The details of this escapade are unclear. No one is sure where they entered the river, what time, or even where they were from. But before it was over a half dozen agencies from both sides of the state line were looking for them.
While they were unable to find the confused on the ground, Clinton said the helicopter did successfully find the closest porch light to the canyon and shone a spotlight on it for an hour. I guess they figured those guys would walk toward the closest light or something.
The Sunday Go To Meeting paddling crew found their abandoned gear early Sunday afternoon. One broken boat, one broken paddle, both boats stripped of outfitting as if that would bring comfort to their confusion. A match would have done better. It might have helped them figure out they were mere steps from a path that would lead them to the tracks, a way out. But yahoos who paddle without lifejackets aren't liable to have a dry light.
Wet smokes and lighters, yes, dry matches and a flashlight, no.
As a public service, here are a few things that separate actual kayakers from people who found a kayak somewhere.
Real kayakers wear life jackets and helmets because someone told them at least 97% of the rocks out there really are harder than their head. And you can't breath under water. There are no real kayakers who haven't accepted these facts.

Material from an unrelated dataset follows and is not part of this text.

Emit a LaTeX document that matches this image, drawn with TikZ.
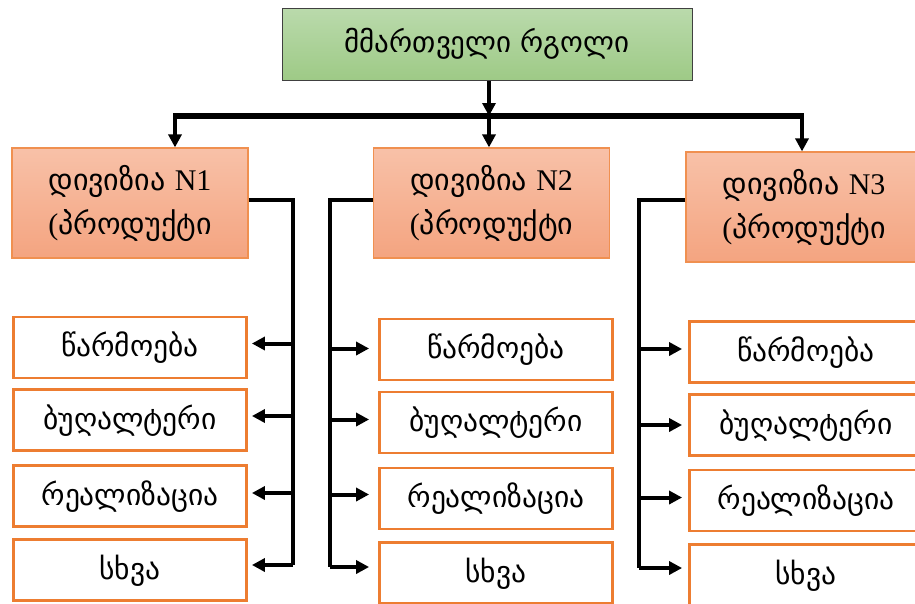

Real kayakers do not normally choose to run a difficult section of whitewater they've never seen before in the dark without a guide. Real kayakers know what river they're paddling on and what's appropriate for moonlight cruises. Rat Hole to Elkhorn is a good moonlight cruise, not the gorge.
Real kayakers carry matches. And usually a flashlight. Just in case.
So just as I'd never describe a kid with swimming goggles as a Navy SEAL or a Fox talking head as a presidential candidate, I say cease and desist when it comes to describing those guys as kayakers. Let's call them kayakernots.